▸ DIRECTIONS
Tell how many lines contain the word "this". Reply with the number only.

▸ SUPPLIED RECORDS

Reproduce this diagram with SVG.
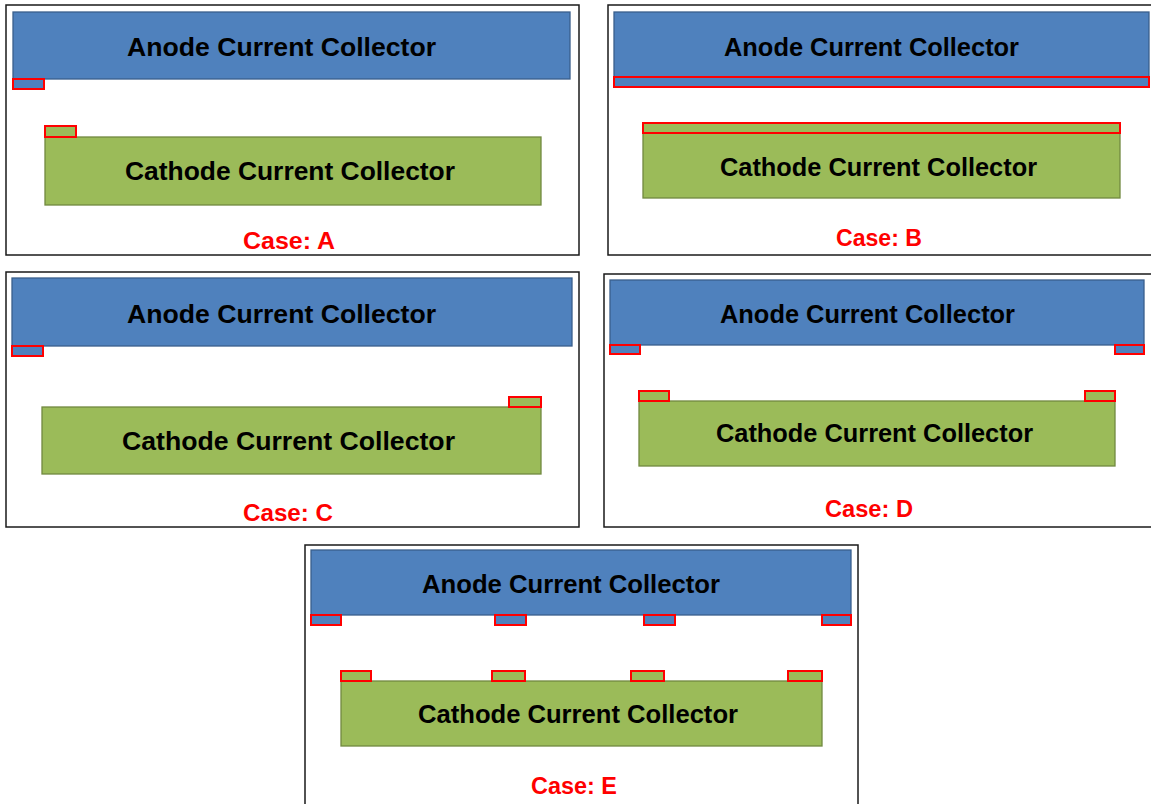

* * *

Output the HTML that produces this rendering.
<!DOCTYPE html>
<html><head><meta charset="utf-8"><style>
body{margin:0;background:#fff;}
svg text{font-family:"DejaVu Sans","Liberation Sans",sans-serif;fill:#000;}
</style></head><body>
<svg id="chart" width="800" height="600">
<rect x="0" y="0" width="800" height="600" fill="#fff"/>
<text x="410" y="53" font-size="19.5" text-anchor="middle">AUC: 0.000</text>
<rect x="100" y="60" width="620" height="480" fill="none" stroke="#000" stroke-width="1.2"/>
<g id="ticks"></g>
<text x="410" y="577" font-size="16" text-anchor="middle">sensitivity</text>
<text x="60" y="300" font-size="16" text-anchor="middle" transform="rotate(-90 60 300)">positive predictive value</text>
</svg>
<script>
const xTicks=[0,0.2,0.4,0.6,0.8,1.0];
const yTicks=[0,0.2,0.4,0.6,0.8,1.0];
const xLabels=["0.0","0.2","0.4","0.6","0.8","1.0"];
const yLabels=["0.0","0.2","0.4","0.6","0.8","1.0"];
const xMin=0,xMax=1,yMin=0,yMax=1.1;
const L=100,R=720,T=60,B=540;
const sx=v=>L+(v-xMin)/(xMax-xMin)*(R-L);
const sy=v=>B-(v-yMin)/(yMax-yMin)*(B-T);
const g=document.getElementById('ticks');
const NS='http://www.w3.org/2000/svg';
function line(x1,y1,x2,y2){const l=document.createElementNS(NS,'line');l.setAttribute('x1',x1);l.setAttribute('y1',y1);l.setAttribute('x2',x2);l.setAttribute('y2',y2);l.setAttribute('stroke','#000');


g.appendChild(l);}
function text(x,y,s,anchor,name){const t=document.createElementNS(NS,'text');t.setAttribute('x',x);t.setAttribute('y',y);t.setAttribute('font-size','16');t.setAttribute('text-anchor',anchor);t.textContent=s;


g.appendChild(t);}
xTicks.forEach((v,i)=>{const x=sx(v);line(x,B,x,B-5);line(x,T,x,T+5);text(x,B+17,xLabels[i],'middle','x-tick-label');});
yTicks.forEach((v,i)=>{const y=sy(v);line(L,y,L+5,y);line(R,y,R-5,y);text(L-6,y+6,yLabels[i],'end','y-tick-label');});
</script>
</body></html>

▸ RESPONSE TO THE TASK
2